Ooh! Something to distract me from Super Tuesday!
111 years ago today:
1897: Egged on by an amateur mathematician, the Indiana General Assembly almost passes a bill adopting 3.2 as the exact value of pi (or π). Only the intervention of a Purdue University mathematician who happens to be visiting the legislature prevents the bill from becoming law, saving the most acute political embarrassment.
What became known as the Indiana pi bill was sponsored by Rep.

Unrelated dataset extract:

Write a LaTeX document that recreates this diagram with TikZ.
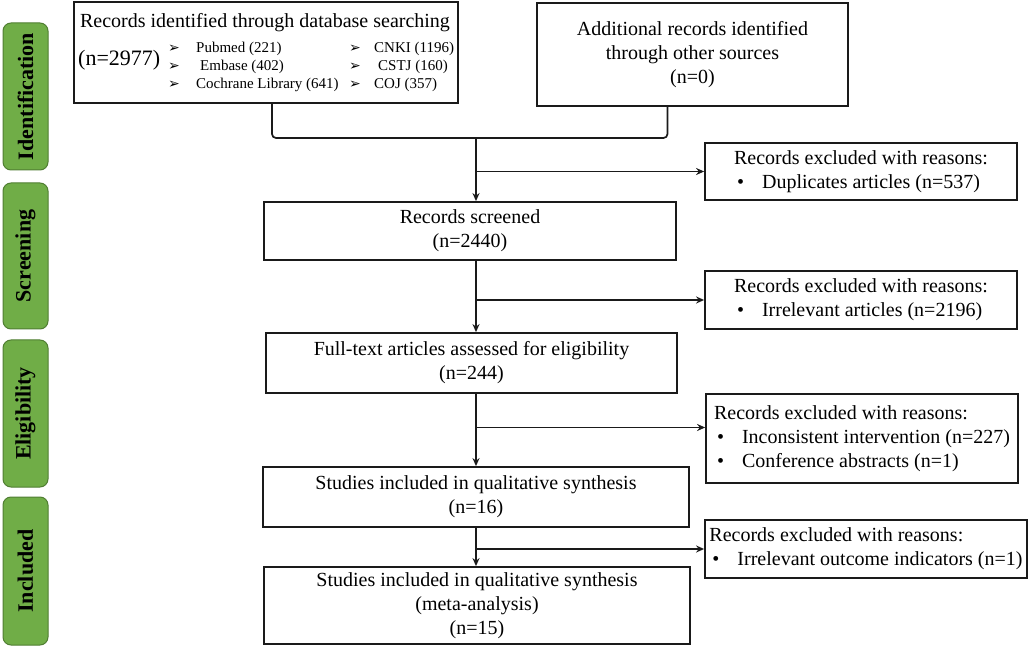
\documentclass[tikz,border=0pt]{standalone}
\usepackage{fontspec}
\setmainfont{Liberation Serif}
\newfontfamily\symfont{DejaVu Sans}
\usetikzlibrary{arrows.meta, positioning, calc}
\definecolor{stagegreen}{HTML}{70AD47}
\definecolor{stageedge}{HTML}{507E32}
\definecolor{boxline}{HTML}{1A1A1A}
\newcommand{\bul}{\hspace*{3pt}\makebox[25pt][l]{\textbullet}}
\newcommand{\pick}{{\symfont\fontsize{14}{14}\selectfont ➢}}

\begin{document}
\begin{tikzpicture}[
  x=1pt, y=-1pt,
  stagebox/.style={rectangle, rounded corners=8pt, draw=stageedge, line width=1pt, fill=stagegreen, minimum width=#1, minimum height=45pt, rotate=90, font=\fontsize{22}{26}\selectfont\bfseries, inner sep=0pt},
  flowbox/.style={rectangle, draw=boxline, line width=1.8pt, align=center, font=\fontsize{20}{24}\selectfont, inner sep=0pt},
  smalltext/.style={anchor=west, inner sep=0pt, font=\fontsize{15}{18}\selectfont},
  arrow/.style={-{Stealth[length=8pt,width=7pt]}, line width=1.7pt, color=boxline},
  link/.style={line width=1.7pt, color=boxline, rounded corners=4pt}
]
  \useasboundingbox (0,0) rectangle (1029,647);

  % Stage labels
  \node[stagebox=147pt] (st-id) at (25.5,96.5) {Identification};
  \node[stagebox=146pt] (st-scr) at (25.5,256) {Screening};
  \node[stagebox=147pt] (st-elig) at (25.5,413.5) {Eligibility};
  \node[stagebox=148pt] (st-inc) at (25.5,571) {Included};

  % Identification boxes
  \node[flowbox, minimum width=384pt, minimum height=101pt] (id) at (266,52.5) {};
  \node[font=\fontsize{20}{24}\selectfont, inner sep=0pt] (id-title) at (265,23) {Records identified through database searching};
  \node[anchor=west, inner sep=0pt, font=\fontsize{22}{26}\selectfont] (id-n) at (78,60) {(n=2977)};
  \node[inner sep=0pt] (pk1) at (174,49) {\pick};
  \node[inner sep=0pt] (pk2) at (174,67) {\pick};
  \node[inner sep=0pt] (pk3) at (174,85) {\pick};
  \node[inner sep=0pt] (pk4) at (355,49) {\pick};
  \node[inner sep=0pt] (pk5) at (355,67) {\pick};
  \node[inner sep=0pt] (pk6) at (355,85) {\pick};
  \node[smalltext] (db-pubmed) at (196,49) {Pubmed (221)};
  \node[smalltext] (db-embase) at (200,67) {Embase (402)};
  \node[smalltext] (db-cochrane) at (196,85) {Cochrane Library (641)};
  \node[smalltext] (db-cnki) at (374,49) {CNKI (1196)};
  \node[smalltext] (db-cstj) at (378,67) {CSTJ (160)};
  \node[smalltext] (db-coj) at (374,85) {COJ (357)};

  \node[flowbox, minimum width=311pt, minimum height=103pt] (other) at (692.5,54.5) {Additional records identified\\through other sources\\(n=0)};

  % Main column
  \node[flowbox, minimum width=412pt, minimum height=58pt] (screened) at (470,231) {Records screened\\(n=2440)};
  \node[flowbox, minimum width=411pt, minimum height=60pt] (fulltext) at (471.5,363) {Full-text articles assessed for eligibility\\(n=244)};
  \node[flowbox, minimum width=426pt, minimum height=60pt] (qual) at (476,497) {Studies included in qualitative synthesis\\(n=16)};
  \node[flowbox, minimum width=426pt, minimum height=77pt] (meta) at (477,605.5) {Studies included in qualitative synthesis\\(meta-analysis)\\(n=15)};

  % Exclusion boxes
  \node[flowbox, align=left, minimum width=312pt, minimum height=57pt] (excl-dup) at (861,171.5) {Records excluded with reasons:\\\bul Duplicates articles (n=537)};
  \node[flowbox, align=left, minimum width=312pt, minimum height=58pt] (excl-irr) at (861,300) {Records excluded with reasons:\\\bul Irrelevant articles (n=2196)};
  \node[flowbox, align=left, minimum width=312pt, minimum height=89pt] (excl-elig) at (862,438.5) {Records excluded with reasons:\\\bul Inconsistent intervention (n=227)\\\bul Conference abstracts (n=1)};
  \node[flowbox, align=left, minimum width=322pt, minimum height=58pt] (excl-out) at (866,549) {Records excluded with reasons:\\\bul Irrelevant outcome indicators (n=1)};

  % Connectors
  \coordinate (join) at (476,138);
  \coordinate (elig-in) at ([yshift=11pt]excl-elig.west);
  \draw[link] ([xshift=6pt]id.south) |- (join);
  \draw[link] ([xshift=-25pt]other.south) |- (join);
  \draw[arrow] (join) -- (join |- screened.north);
  \draw[arrow] (join |- excl-dup.west) -- (excl-dup.west);
  \draw[arrow] (screened.south -| join) -- (join |- fulltext.north);
  \draw[arrow] (join |- excl-irr.west) -- (excl-irr.west);
  \draw[arrow] (fulltext.south -| join) -- (join |- qual.north);
  \draw[arrow] (join |- elig-in) -- (elig-in);
  \draw[arrow] (qual.south -| join) -- (join |- meta.north);
  \draw[arrow] (join |- excl-out.west) -- (excl-out.west);
\end{tikzpicture}
\end{document}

T.I. Record at the behest of Edwin J. Goodwin, a physician and math dilettante who claimed to have figured out how to square circles.
House Bill 246, proposed as "an act introducing a new mathematical truth," went through three reads before being passed unanimously by the House, presumably to avoid having to endure a fourth.
Although it comes down to us as the "pi bill," pi itself is never mentioned in Record's bill, which was, in fact, intended to confirm Goodwin's formula for squaring the circle. The value 3.2 for pi was a prerequisite for making that formula plausible.